Scan the records below for the line with "Emit a Python" and the line with "import seaborn as sns", and retype that range exactly, both ends included, pictures excepted.

## DATASET:
══════
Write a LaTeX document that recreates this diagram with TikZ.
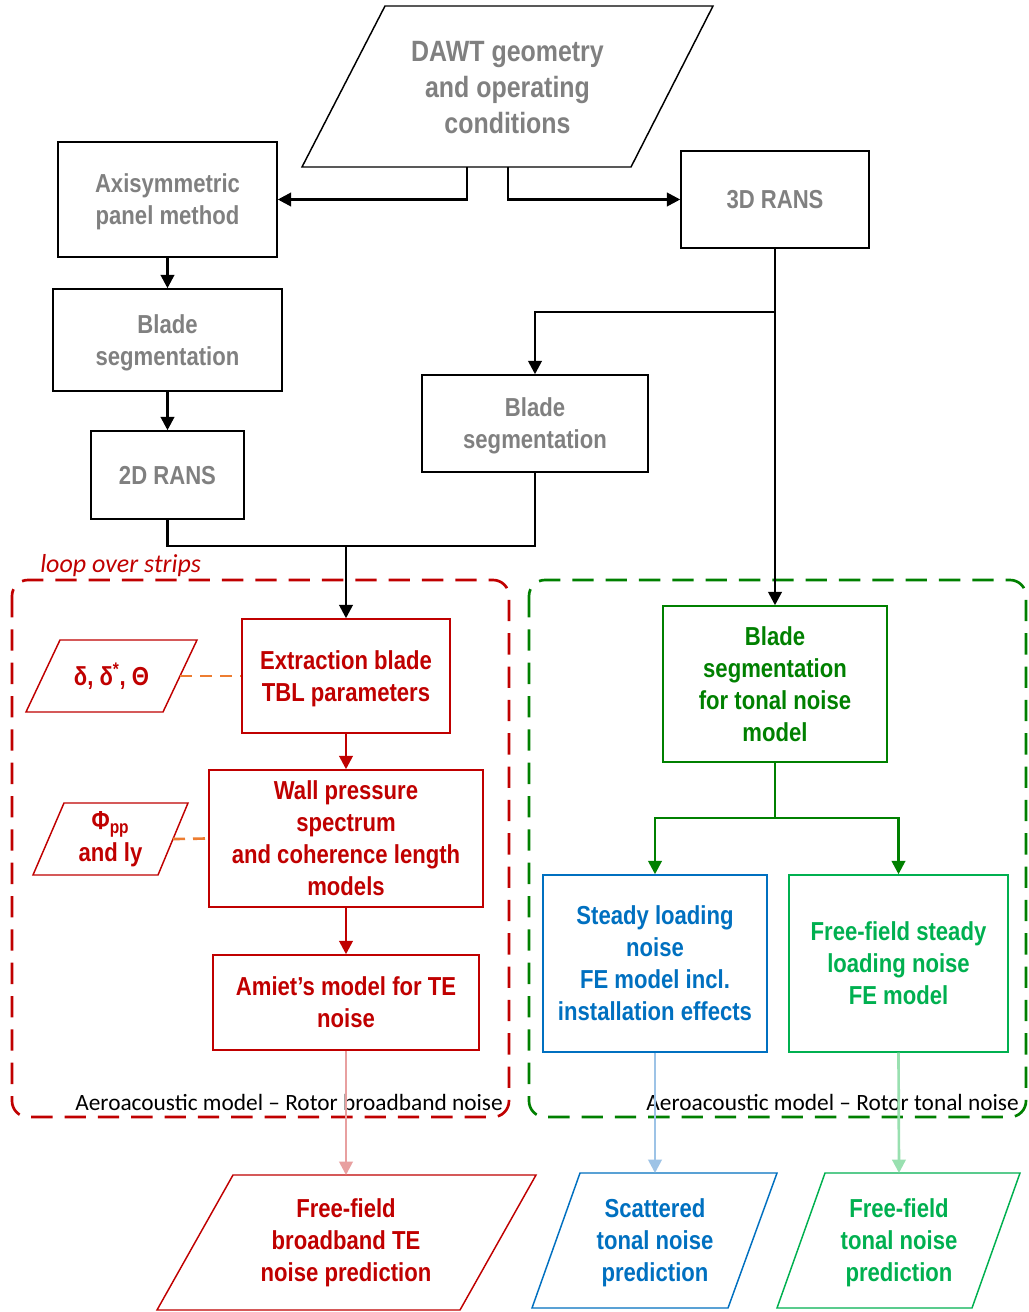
══════
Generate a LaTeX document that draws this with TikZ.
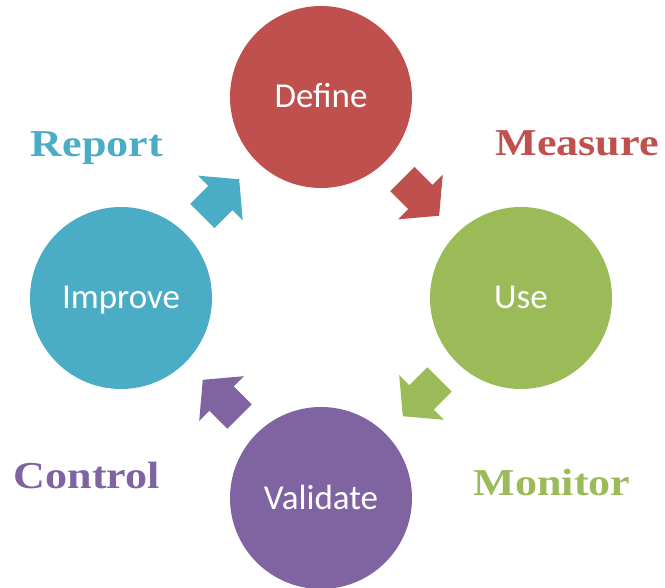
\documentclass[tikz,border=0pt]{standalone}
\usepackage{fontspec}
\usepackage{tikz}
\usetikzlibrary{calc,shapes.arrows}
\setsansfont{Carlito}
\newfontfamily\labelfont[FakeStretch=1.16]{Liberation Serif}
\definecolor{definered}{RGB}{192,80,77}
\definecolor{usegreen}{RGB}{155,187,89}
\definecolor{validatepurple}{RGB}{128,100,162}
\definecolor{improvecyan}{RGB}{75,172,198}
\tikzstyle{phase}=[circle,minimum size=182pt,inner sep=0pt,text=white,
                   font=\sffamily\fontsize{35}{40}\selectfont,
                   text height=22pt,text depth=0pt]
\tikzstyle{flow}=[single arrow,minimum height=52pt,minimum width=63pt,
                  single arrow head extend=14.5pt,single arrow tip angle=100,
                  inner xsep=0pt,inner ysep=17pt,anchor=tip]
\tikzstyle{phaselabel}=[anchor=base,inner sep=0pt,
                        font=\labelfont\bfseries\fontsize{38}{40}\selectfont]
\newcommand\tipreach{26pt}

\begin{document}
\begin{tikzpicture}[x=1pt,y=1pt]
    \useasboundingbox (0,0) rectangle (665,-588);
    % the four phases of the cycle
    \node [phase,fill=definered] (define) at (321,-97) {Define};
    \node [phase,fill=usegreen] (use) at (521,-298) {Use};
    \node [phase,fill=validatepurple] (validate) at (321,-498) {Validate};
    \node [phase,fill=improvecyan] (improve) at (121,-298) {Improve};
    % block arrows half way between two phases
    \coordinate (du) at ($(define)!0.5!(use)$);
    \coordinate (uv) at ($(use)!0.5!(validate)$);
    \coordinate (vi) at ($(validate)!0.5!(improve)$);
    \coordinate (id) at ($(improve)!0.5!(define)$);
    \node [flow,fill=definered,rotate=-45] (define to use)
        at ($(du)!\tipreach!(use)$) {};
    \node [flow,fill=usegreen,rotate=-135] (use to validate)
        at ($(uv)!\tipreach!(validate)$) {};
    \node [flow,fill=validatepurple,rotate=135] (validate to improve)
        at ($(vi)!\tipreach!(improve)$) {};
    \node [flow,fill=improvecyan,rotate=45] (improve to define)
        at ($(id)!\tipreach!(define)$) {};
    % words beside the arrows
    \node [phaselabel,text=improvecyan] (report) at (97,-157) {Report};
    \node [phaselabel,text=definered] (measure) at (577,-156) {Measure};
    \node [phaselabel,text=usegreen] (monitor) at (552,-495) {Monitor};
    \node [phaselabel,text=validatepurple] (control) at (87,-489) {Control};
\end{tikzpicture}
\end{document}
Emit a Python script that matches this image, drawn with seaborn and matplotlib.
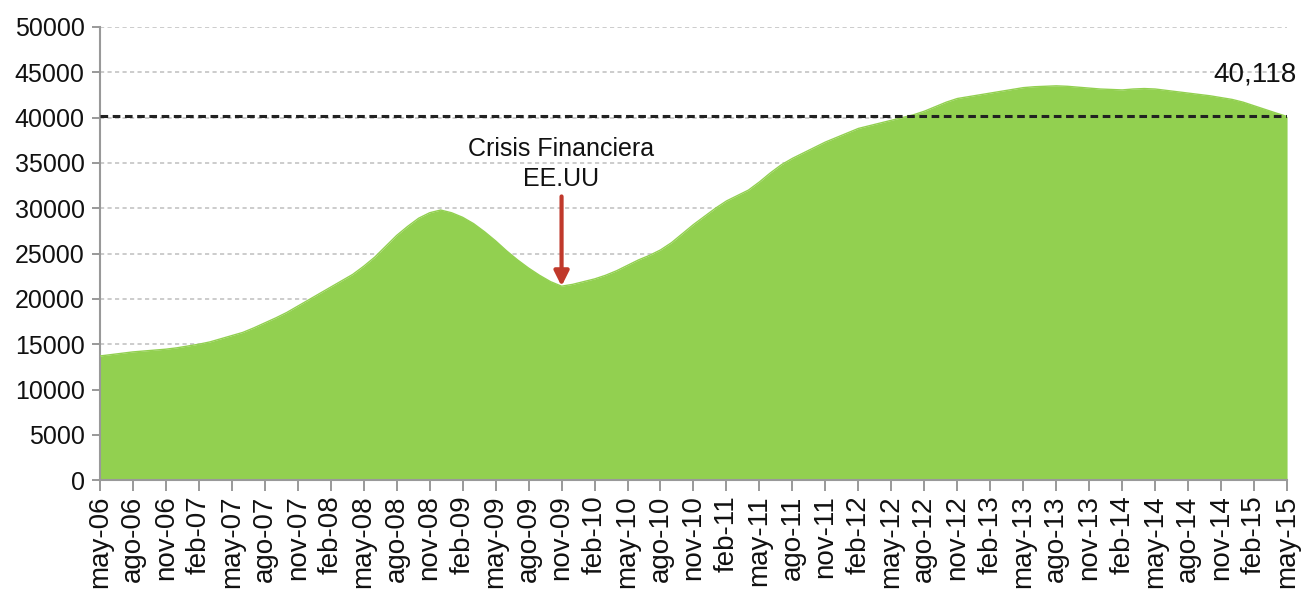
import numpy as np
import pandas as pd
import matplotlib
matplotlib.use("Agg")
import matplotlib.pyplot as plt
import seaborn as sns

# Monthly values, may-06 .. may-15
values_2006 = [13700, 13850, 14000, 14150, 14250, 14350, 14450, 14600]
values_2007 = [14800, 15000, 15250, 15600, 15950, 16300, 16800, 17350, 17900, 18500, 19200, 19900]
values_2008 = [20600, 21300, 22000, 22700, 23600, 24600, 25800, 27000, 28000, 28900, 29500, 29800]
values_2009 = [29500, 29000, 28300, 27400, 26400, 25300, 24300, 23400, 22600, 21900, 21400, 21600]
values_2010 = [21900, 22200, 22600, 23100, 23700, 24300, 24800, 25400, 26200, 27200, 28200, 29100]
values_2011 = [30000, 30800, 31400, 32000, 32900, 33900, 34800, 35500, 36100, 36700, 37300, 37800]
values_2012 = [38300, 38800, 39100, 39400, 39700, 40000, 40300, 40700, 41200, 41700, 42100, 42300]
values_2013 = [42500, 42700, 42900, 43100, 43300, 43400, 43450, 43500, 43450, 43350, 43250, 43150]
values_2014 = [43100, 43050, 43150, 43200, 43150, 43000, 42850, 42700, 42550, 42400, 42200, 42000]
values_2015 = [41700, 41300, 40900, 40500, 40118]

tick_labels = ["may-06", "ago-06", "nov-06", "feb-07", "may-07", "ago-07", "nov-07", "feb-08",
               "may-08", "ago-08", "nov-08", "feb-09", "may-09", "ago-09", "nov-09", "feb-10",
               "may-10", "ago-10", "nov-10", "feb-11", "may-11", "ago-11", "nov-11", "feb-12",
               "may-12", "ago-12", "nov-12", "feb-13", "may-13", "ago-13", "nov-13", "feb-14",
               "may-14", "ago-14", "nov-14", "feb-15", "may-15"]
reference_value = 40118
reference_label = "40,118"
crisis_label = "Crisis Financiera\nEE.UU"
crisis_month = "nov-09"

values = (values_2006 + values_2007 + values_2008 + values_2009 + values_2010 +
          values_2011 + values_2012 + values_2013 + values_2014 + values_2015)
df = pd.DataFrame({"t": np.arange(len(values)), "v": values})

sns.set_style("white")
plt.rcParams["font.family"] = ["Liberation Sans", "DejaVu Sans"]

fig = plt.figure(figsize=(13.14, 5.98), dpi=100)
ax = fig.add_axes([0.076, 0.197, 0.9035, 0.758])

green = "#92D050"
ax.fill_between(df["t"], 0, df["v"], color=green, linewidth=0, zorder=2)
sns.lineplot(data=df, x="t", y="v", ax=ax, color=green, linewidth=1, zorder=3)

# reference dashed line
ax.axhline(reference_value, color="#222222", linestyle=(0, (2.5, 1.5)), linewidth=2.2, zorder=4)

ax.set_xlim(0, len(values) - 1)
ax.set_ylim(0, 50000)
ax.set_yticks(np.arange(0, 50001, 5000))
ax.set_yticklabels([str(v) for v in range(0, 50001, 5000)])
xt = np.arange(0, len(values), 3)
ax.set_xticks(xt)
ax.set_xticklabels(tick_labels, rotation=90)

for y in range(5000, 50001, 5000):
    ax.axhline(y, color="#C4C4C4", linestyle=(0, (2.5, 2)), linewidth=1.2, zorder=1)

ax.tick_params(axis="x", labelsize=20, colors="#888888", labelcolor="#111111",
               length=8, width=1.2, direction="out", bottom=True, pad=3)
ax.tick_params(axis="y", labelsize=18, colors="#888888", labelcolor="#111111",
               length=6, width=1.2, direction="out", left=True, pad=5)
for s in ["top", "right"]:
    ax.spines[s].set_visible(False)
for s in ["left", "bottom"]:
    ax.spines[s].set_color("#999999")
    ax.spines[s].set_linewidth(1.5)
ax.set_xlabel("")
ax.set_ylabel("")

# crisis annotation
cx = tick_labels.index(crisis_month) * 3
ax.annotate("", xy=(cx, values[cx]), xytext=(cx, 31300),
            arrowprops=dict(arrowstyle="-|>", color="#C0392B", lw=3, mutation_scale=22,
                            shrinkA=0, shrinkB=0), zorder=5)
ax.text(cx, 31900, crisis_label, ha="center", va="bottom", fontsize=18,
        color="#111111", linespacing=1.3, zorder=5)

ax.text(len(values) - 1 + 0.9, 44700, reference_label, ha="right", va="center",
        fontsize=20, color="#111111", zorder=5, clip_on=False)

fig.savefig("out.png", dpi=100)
══════
## COMPLETE OUTPUT:
Emit a Python script that matches this image, drawn with seaborn and matplotlib.
import numpy as np
import pandas as pd
import matplotlib
matplotlib.use("Agg")
import matplotlib.pyplot as plt
import seaborn as sns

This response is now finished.